Everything in the data should be repeated exactly, save for the images.

— Start SUPPLIED MATERIAL —

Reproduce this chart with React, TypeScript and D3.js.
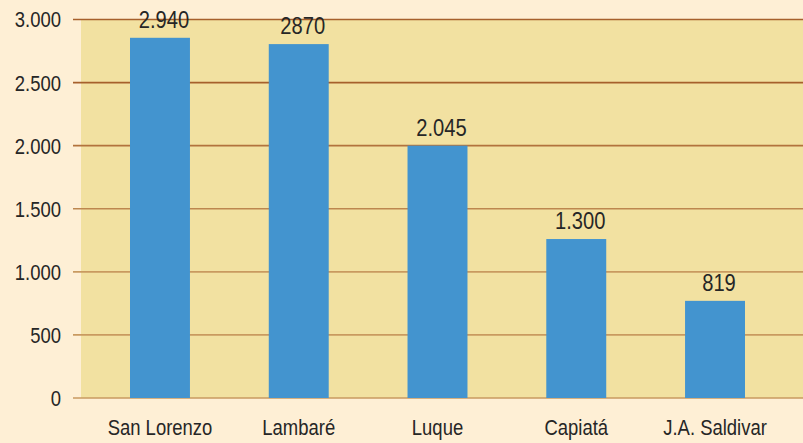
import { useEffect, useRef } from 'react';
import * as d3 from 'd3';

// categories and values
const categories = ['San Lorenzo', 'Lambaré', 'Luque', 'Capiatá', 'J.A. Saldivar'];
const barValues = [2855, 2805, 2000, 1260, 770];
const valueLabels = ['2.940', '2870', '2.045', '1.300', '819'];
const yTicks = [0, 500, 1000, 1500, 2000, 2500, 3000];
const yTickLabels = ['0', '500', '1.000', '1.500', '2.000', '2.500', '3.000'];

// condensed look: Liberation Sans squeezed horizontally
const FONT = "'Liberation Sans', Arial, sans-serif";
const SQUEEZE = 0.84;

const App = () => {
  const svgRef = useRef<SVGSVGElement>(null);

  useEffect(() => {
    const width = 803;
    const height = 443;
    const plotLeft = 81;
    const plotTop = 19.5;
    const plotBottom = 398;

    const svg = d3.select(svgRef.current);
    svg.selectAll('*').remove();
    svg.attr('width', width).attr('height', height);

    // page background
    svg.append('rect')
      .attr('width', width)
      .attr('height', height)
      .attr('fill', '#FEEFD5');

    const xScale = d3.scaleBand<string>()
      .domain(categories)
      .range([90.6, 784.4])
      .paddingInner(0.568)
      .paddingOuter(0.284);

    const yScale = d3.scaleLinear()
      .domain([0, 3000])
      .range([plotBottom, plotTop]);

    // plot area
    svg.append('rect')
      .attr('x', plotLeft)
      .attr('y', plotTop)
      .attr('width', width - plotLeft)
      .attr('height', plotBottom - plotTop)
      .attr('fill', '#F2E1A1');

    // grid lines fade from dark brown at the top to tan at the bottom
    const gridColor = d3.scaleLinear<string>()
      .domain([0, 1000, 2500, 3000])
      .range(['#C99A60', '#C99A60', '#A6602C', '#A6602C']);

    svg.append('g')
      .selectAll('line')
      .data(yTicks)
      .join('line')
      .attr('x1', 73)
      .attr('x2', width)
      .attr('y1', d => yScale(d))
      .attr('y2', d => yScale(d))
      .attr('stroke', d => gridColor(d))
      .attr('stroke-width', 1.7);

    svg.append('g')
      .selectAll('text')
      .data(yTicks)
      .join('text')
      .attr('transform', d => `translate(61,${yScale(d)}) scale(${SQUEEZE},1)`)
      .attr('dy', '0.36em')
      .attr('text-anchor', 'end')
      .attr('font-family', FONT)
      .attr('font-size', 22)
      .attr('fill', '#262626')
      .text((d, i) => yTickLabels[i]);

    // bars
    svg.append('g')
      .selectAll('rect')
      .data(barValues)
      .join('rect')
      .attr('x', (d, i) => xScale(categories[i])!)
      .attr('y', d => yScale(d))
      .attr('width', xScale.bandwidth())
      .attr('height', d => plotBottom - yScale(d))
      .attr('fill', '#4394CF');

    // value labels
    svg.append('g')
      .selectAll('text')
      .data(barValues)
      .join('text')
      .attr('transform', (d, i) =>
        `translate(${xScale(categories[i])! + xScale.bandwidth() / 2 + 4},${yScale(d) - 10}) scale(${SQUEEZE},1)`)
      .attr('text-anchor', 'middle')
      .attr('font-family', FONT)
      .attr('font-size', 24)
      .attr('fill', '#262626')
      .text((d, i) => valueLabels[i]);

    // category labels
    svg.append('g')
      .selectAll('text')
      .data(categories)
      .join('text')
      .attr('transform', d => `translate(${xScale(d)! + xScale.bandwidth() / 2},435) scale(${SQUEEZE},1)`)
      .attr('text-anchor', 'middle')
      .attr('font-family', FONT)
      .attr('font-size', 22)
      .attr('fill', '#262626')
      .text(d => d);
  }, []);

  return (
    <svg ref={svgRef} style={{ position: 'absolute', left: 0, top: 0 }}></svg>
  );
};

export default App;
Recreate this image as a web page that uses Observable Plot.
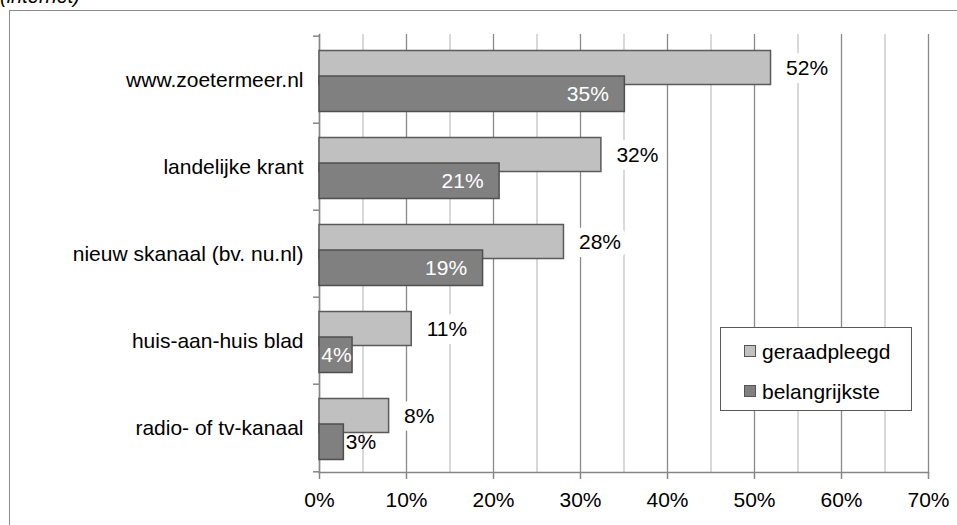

— End SUPPLIED MATERIAL —

## RESPONSE
Reproduce this chart with React, TypeScript and D3.js.
import { useEffect, useRef } from 'react';
import * as d3 from 'd3';

// categories and values
const categories = ['San Lorenzo', 'Lambaré', 'Luque', 'Capiatá', 'J.A. Saldivar'];
const barValues = [2855, 2805, 2000, 1260, 770];
const valueLabels = ['2.940', '2870', '2.045', '1.300', '819'];
const yTicks = [0, 500, 1000, 1500, 2000, 2500, 3000];
const yTickLabels = ['0', '500', '1.000', '1.500', '2.000', '2.500', '3.000'];

// condensed look: Liberation Sans squeezed horizontally
const FONT = "'Liberation Sans', Arial, sans-serif";
const SQUEEZE = 0.84;

const App = () => {
  const svgRef = useRef<SVGSVGElement>(null);

  useEffect(() => {
    const width = 803;
    const height = 443;
    const plotLeft = 81;
    const plotTop = 19.5;
    const plotBottom = 398;

    const svg = d3.select(svgRef.current);
    svg.selectAll('*').remove();
    svg.attr('width', width).attr('height', height);

    // page background
    svg.append('rect')
      .attr('width', width)
      .attr('height', height)
      .attr('fill', '#FEEFD5');

    const xScale = d3.scaleBand<string>()
      .domain(categories)
      .range([90.6, 784.4])
      .paddingInner(0.568)
      .paddingOuter(0.284);

    const yScale = d3.scaleLinear()
      .domain([0, 3000])
      .range([plotBottom, plotTop]);

    // plot area
    svg.append('rect')
      .attr('x', plotLeft)
      .attr('y', plotTop)
      .attr('width', width - plotLeft)
      .attr('height', plotBottom - plotTop)
      .attr('fill', '#F2E1A1');

    // grid lines fade from dark brown at the top to tan at the bottom
    const gridColor = d3.scaleLinear<string>()
      .domain([0, 1000, 2500, 3000])
      .range(['#C99A60', '#C99A60', '#A6602C', '#A6602C']);

    svg.append('g')
      .selectAll('line')
      .data(yTicks)
      .join('line')
      .attr('x1', 73)
      .attr('x2', width)
      .attr('y1', d => yScale(d))
      .attr('y2', d => yScale(d))
      .attr('stroke', d => gridColor(d))
      .attr('stroke-width', 1.7);

    svg.append('g')
      .selectAll('text')
      .data(yTicks)
      .join('text')
      .attr('transform', d => `translate(61,${yScale(d)}) scale(${SQUEEZE},1)`)
      .attr('dy', '0.36em')
      .attr('text-anchor', 'end')
      .attr('font-family', FONT)
      .attr('font-size', 22)
      .attr('fill', '#262626')
      .text((d, i) => yTickLabels[i]);

    // bars
    svg.append('g')
      .selectAll('rect')
      .data(barValues)
      .join('rect')
      .attr('x', (d, i) => xScale(categories[i])!)
      .attr('y', d => yScale(d))
      .attr('width', xScale.bandwidth())
      .attr('height', d => plotBottom - yScale(d))
      .attr('fill', '#4394CF');

    // value labels
    svg.append('g')
      .selectAll('text')
      .data(barValues)
      .join('text')
      .attr('transform', (d, i) =>
        `translate(${xScale(categories[i])! + xScale.bandwidth() / 2 + 4},${yScale(d) - 10}) scale(${SQUEEZE},1)`)
      .attr('text-anchor', 'middle')
      .attr('font-family', FONT)
      .attr('font-size', 24)
      .attr('fill', '#262626')
      .text((d, i) => valueLabels[i]);

    // category labels
    svg.append('g')
      .selectAll('text')
      .data(categories)
      .join('text')
      .attr('transform', d => `translate(${xScale(d)! + xScale.bandwidth() / 2},435) scale(${SQUEEZE},1)`)
      .attr('text-anchor', 'middle')
      .attr('font-family', FONT)
      .attr('font-size', 22)
      .attr('fill', '#262626')
      .text(d => d);
  }, []);

  return (
    <svg ref={svgRef} style={{ position: 'absolute', left: 0, top: 0 }}></svg>
  );
};

export default App;
Recreate this image as a web page that uses Observable Plot.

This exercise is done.